■ GOAL ■
Shown below is a listing with pictures; reproduce exactly, and only, the lines between the ones containing "What matplotlib code" and "plt.rcParams['font.family'] = ['Liberation", inclusive, leaving the pictures out.

* start EXERCISE MATERIAL *

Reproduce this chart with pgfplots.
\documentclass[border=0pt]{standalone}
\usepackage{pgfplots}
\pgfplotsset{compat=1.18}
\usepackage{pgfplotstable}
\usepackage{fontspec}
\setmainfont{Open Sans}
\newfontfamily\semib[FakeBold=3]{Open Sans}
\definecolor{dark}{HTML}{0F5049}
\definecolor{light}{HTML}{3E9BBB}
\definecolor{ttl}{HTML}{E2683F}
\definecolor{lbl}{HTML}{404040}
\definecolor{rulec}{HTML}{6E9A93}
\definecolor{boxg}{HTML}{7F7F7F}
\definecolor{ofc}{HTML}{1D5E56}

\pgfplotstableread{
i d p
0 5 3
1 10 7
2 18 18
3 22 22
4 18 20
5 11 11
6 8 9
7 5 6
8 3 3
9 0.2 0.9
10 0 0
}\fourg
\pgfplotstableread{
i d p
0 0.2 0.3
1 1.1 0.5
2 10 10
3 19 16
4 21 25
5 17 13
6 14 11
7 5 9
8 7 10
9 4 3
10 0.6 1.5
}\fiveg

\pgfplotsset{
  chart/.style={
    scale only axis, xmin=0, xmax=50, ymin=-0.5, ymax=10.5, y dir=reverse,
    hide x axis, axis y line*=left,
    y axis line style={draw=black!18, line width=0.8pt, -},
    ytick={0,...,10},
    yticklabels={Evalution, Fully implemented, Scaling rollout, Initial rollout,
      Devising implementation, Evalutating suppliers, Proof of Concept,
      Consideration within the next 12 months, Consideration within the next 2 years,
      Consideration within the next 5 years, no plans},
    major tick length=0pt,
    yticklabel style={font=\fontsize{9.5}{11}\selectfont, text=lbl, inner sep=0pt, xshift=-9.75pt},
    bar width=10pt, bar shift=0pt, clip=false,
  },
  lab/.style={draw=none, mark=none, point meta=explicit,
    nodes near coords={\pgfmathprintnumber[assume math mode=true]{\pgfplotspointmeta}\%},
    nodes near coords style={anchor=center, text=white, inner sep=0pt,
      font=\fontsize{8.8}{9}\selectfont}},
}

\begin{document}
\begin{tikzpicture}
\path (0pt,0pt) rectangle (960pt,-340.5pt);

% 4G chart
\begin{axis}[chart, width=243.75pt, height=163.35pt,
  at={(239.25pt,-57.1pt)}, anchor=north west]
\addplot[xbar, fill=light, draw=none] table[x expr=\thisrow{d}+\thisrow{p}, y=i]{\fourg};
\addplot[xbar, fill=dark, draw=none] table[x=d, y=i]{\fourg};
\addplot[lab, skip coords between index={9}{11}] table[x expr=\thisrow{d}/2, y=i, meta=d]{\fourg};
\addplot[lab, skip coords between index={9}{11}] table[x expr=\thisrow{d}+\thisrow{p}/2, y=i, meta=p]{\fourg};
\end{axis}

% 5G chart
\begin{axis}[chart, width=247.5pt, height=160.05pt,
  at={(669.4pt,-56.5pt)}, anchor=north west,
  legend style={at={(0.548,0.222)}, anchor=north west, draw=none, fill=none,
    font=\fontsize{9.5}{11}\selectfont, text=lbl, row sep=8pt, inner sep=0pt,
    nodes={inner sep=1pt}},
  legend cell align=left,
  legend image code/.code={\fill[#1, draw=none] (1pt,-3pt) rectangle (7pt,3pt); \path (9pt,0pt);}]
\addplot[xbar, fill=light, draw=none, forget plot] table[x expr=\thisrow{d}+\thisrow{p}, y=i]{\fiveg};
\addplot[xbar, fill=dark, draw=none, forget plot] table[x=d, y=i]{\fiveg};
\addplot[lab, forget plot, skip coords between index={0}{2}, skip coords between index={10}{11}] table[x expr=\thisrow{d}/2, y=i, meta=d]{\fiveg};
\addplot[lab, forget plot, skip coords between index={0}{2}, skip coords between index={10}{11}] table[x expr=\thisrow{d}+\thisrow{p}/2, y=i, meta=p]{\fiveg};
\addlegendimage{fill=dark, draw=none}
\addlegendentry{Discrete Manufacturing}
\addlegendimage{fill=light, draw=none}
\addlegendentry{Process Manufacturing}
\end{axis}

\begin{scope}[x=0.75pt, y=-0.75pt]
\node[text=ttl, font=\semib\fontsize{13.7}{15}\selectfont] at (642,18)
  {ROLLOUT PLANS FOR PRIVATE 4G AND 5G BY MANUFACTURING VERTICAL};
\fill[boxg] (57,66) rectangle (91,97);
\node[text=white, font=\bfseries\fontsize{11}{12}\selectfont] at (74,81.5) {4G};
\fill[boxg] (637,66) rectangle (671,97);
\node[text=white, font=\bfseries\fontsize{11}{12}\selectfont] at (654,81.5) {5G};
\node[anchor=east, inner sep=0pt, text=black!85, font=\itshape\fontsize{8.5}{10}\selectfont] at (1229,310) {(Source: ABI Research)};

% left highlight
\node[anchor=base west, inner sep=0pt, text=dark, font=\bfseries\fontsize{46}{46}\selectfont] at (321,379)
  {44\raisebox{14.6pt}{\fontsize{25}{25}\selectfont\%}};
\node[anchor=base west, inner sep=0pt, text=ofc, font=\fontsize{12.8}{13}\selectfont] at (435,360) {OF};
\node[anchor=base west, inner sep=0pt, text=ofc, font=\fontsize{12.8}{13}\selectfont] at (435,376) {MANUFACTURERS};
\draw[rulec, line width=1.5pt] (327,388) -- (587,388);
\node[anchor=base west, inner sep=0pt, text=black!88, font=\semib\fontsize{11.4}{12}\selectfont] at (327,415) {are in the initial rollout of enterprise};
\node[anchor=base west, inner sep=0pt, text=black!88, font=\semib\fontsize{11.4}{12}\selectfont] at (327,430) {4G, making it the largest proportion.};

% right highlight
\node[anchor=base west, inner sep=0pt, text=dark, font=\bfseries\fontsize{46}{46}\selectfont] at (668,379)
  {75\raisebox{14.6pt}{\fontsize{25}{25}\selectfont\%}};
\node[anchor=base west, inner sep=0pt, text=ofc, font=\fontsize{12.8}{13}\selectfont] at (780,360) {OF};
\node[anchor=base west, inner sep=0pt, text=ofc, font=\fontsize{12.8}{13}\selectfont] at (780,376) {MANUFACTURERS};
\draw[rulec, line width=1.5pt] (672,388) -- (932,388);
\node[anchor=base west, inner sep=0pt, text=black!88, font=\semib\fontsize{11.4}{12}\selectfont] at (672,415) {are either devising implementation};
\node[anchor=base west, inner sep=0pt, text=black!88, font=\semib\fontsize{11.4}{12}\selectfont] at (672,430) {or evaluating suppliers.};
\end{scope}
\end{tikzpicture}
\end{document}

* end EXERCISE MATERIAL *
* start EXERCISE MATERIAL *

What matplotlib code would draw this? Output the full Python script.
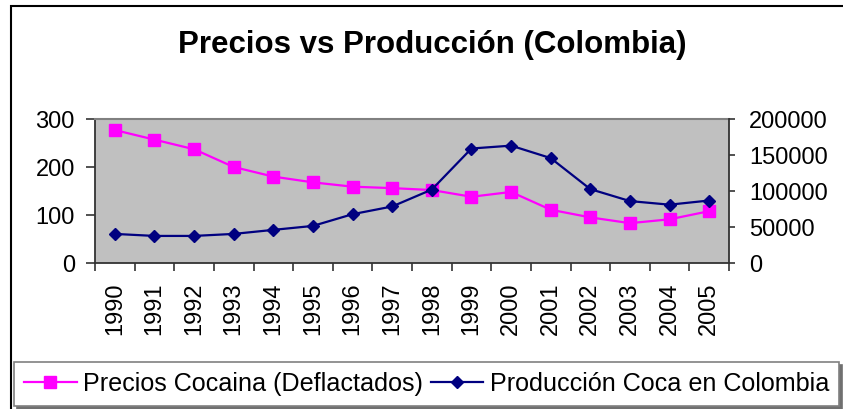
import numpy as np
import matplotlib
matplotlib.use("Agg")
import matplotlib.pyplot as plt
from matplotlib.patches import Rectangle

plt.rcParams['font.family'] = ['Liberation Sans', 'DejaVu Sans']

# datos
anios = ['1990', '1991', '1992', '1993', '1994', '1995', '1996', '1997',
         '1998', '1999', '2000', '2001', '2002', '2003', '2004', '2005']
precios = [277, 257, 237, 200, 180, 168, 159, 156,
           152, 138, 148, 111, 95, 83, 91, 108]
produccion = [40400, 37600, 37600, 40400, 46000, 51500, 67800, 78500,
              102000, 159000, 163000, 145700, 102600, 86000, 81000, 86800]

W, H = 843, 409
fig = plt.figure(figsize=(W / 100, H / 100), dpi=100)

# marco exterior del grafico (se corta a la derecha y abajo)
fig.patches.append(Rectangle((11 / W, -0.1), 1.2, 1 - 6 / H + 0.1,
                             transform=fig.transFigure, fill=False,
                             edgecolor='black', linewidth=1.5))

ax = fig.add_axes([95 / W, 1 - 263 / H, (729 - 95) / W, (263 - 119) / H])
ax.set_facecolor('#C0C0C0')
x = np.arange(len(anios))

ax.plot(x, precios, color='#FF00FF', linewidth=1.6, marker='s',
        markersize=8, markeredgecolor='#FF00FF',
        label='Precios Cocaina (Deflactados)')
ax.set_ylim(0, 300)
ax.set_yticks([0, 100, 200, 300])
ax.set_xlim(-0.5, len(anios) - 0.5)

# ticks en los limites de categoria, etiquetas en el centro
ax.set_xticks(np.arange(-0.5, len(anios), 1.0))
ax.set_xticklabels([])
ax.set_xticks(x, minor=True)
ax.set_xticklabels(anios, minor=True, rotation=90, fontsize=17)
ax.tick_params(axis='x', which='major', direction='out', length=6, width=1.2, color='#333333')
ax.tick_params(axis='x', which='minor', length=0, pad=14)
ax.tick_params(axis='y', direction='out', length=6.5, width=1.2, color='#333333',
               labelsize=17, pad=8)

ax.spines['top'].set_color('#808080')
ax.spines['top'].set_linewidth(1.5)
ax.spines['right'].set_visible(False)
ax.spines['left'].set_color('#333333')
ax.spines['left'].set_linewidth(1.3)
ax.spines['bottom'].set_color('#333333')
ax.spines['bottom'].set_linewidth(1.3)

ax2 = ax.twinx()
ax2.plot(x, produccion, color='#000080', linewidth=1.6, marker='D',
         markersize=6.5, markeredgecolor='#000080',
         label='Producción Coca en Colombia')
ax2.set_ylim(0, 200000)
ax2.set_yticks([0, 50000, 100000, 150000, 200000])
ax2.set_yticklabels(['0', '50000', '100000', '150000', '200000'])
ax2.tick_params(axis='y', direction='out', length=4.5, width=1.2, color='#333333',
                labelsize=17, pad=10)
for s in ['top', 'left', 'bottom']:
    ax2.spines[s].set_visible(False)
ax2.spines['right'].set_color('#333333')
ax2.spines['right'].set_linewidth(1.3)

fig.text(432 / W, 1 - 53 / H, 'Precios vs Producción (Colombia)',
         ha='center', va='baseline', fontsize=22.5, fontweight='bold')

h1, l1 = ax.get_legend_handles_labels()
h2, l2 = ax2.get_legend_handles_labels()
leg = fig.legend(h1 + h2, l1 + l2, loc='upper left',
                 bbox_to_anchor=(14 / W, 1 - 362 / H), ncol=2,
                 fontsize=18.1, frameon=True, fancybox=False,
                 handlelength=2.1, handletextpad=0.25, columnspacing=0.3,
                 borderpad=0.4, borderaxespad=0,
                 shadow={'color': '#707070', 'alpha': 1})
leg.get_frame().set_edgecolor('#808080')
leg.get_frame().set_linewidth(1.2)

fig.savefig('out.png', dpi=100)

* end EXERCISE MATERIAL *

■ SOLUTION ■
What matplotlib code would draw this? Output the full Python script.
import numpy as np
import matplotlib
matplotlib.use("Agg")
import matplotlib.pyplot as plt
from matplotlib.patches import Rectangle

plt.rcParams['font.family'] = ['Liberation Sans', 'DejaVu Sans']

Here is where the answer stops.